No list of tools makes a firm compliant, ours or the IRS's. The six are baseline controls framed by the IRS as protections preparers should use. The binding duty is a written information security program with the Safeguards Rule's required elements, of which multi-factor authentication is one. Run the six and you have a strong floor; write and run the program and you have what the rule actually asks for.

Does the IRS check or audit Publication 4557 compliance?

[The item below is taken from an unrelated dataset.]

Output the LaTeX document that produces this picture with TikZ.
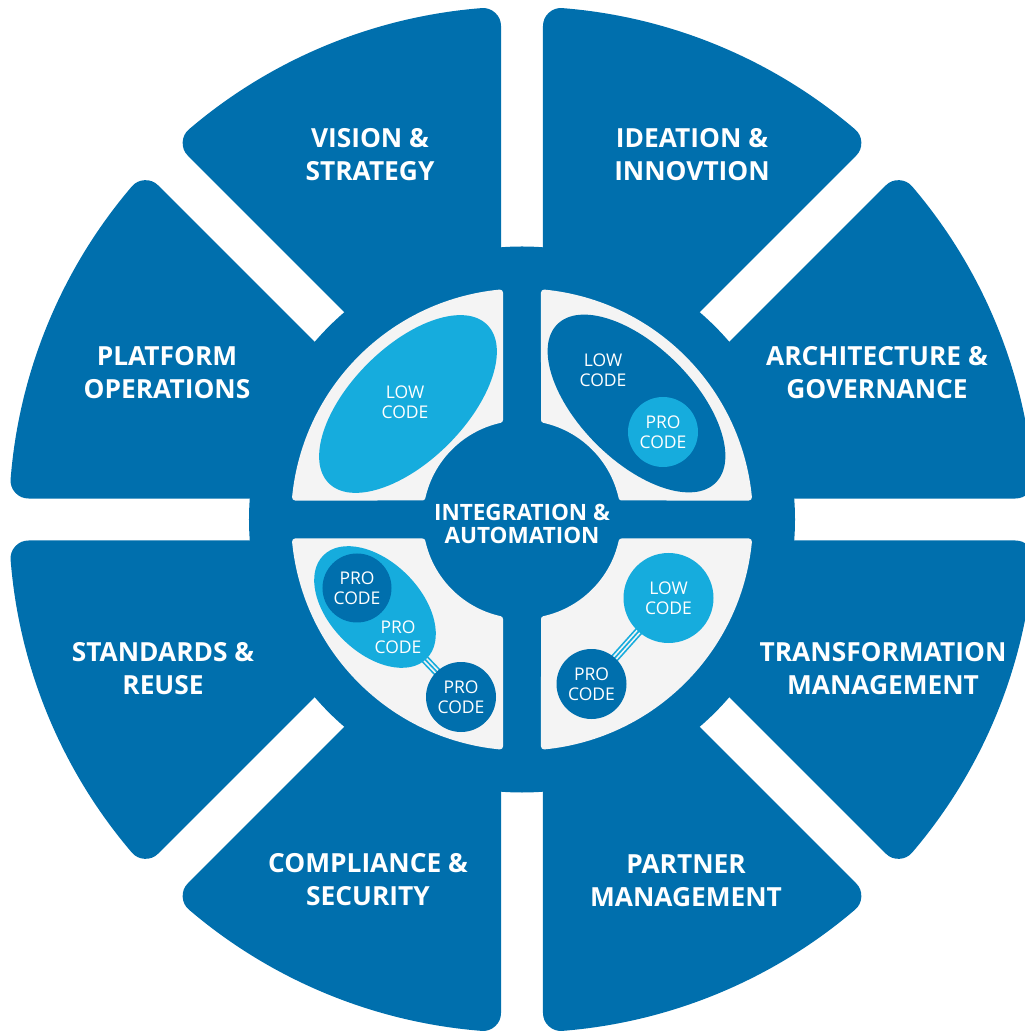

We can find no IRS program that audits preparers against Publication 4557 (an absence claim, so here is its depth: we checked the current publication itself, the IRS's tax-professional security pages, and this year's Security Summit materials, on July 17, 2026). The pressure arrives by other roads. The perjury-signed attestation returns with every PTIN renewal, and the e-file program needs no audit before acting: the IRS can suspend or expel a provider at its own discretion. The guide itself goes unchecked. The duties it maps do not.

Where does the official checklist live?

Inside the publication itself: the "Checklist for Creating Plan" sits in the "Comply with the FTC Safeguards Rule" section of the current PDF. The Security Summit's separate campaign checklist, Tax Security 2.0, lives on its own IRS page. Work the publication's version; skim the campaign's.

The bottom line

Publication 4557 is the IRS's own map of duties that are very much law, even though the map itself is not, and it costs a tax practice nothing but an afternoon. Read it with its two vocabularies in view, must for the legal frame and consider for the practices. Work the checklist honestly, then do the one thing no checklist does for you: put the written plan behind your answers.